Exercise task: Without the pictures, can you quote each line below exactly?

Data excerpt:
——————
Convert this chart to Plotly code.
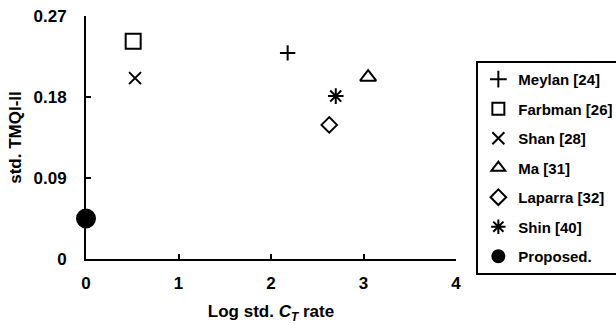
import plotly.graph_objects as go

names = ["Meylan [24]", "Farbman [26]", "Shan [28]", "Ma [31]", "Laparra [32]", "Shin [40]", "Proposed."]
x_vals = [2.18, 0.51, 0.53, 3.05, 2.63, 2.70, 0.0]
y_vals = [0.229, 0.242, 0.201, 0.202, 0.149, 0.181, 0.045]
symbols = ["cross-thin-open", "square-open", "x-thin-open", "triangle-up-open", "diamond-open", "asterisk-open", "circle"]
sizes = [11, 15, 12, 14, 12, 13, 18]

x_ticks = [0, 1, 2, 3, 4]
y_ticks = [0, 0.09, 0.18, 0.27]
y_tick_text = ["0", "0.09", "0.18", "0.27"]

FONT = "Liberation Sans, Arial, sans-serif"

fig = go.Figure()
for i, n in enumerate(names):
    fig.add_trace(go.Scatter(
        x=[x_vals[i]], y=[y_vals[i]], mode="markers", name=n,
        legendgroup=n,
        cliponaxis=False,
        marker=dict(symbol=symbols[i], size=sizes[i], color="black",
                    line=dict(color="black", width=2)),
    ))

fig.update_layout(
    width=616, height=324,
    margin=dict(l=86, r=160, t=16, b=65, autoexpand=False),
    plot_bgcolor="white", paper_bgcolor="white",
    font=dict(family=FONT, size=16, color="black", weight="bold"),
    showlegend=True,
    legend=dict(x=1.055, y=0.815, xanchor="left", yanchor="top",
                bordercolor="black", borderwidth=2,
                font=dict(family=FONT, size=15, color="black", weight="bold"),
                tracegroupgap=7, itemsizing="constant",
                itemwidth=30),
)
fig.update_xaxes(
    range=[0, 4], tickvals=x_ticks, ticktext=[str(v) for v in x_ticks],
    showgrid=False, zeroline=False, showline=True, linecolor="black", linewidth=2,
    ticks="inside", ticklen=5, tickwidth=2, tickcolor="black",
    ticklabelstandoff=8, tickfont=dict(size=17),
    title=dict(text="Log std. <i>C</i><sub><i>T</i></sub> rate", standoff=14,
               font=dict(family=FONT, size=17, weight="bold")),
    automargin=False,
)
fig.update_yaxes(
    range=[0, 0.27], tickvals=y_ticks, ticktext=y_tick_text,
    showgrid=False, zeroline=False, showline=True, linecolor="black", linewidth=2,
    ticks="inside", ticklen=5, tickwidth=2, tickcolor="black",
    ticklabelstandoff=14, tickfont=dict(size=17),
    title=dict(text="std. TMQI-II", standoff=8,
               font=dict(family=FONT, size=17, weight="bold")),
    automargin=False,
)

fig.write_html("out.html")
——————
Solution for this problem:
Convert this chart to Plotly code.
import plotly.graph_objects as go

names = ["Meylan [24]", "Farbman [26]", "Shan [28]", "Ma [31]", "Laparra [32]", "Shin [40]", "Proposed."]
x_vals = [2.18, 0.51, 0.53, 3.05, 2.63, 2.70, 0.0]
y_vals = [0.229, 0.242, 0.201, 0.202, 0.149, 0.181, 0.045]
symbols = ["cross-thin-open", "square-open", "x-thin-open", "triangle-up-open", "diamond-open", "asterisk-open", "circle"]
sizes = [11, 15, 12, 14, 12, 13, 18]

x_ticks = [0, 1, 2, 3, 4]
y_ticks = [0, 0.09, 0.18, 0.27]
y_tick_text = ["0", "0.09", "0.18", "0.27"]

FONT = "Liberation Sans, Arial, sans-serif"

fig = go.Figure()
for i, n in enumerate(names):
    fig.add_trace(go.Scatter(
        x=[x_vals[i]], y=[y_vals[i]], mode="markers", name=n,
        legendgroup=n,
        cliponaxis=False,
        marker=dict(symbol=symbols[i], size=sizes[i], color="black",
                    line=dict(color="black", width=2)),
    ))

fig.update_layout(
    width=616, height=324,
    margin=dict(l=86, r=160, t=16, b=65, autoexpand=False),
    plot_bgcolor="white", paper_bgcolor="white",
    font=dict(family=FONT, size=16, color="black", weight="bold"),
    showlegend=True,
    legend=dict(x=1.055, y=0.815, xanchor="left", yanchor="top",
                bordercolor="black", borderwidth=2,
                font=dict(family=FONT, size=15, color="black", weight="bold"),
                tracegroupgap=7, itemsizing="constant",
                itemwidth=30),
)
fig.update_xaxes(
    range=[0, 4], tickvals=x_ticks, ticktext=[str(v) for v in x_ticks],
    showgrid=False, zeroline=False, showline=True, linecolor="black", linewidth=2,
    ticks="inside", ticklen=5, tickwidth=2, tickcolor="black",
    ticklabelstandoff=8, tickfont=dict(size=17),
    title=dict(text="Log std. <i>C</i><sub><i>T</i></sub> rate", standoff=14,
               font=dict(family=FONT, size=17, weight="bold")),
    automargin=False,
)
fig.update_yaxes(
    range=[0, 0.27], tickvals=y_ticks, ticktext=y_tick_text,
    showgrid=False, zeroline=False, showline=True, linecolor="black", linewidth=2,
    ticks="inside", ticklen=5, tickwidth=2, tickcolor="black",
    ticklabelstandoff=14, tickfont=dict(size=17),
    title=dict(text="std. TMQI-II", standoff=8,
               font=dict(family=FONT, size=17, weight="bold")),
    automargin=False,
)

fig.write_html("out.html")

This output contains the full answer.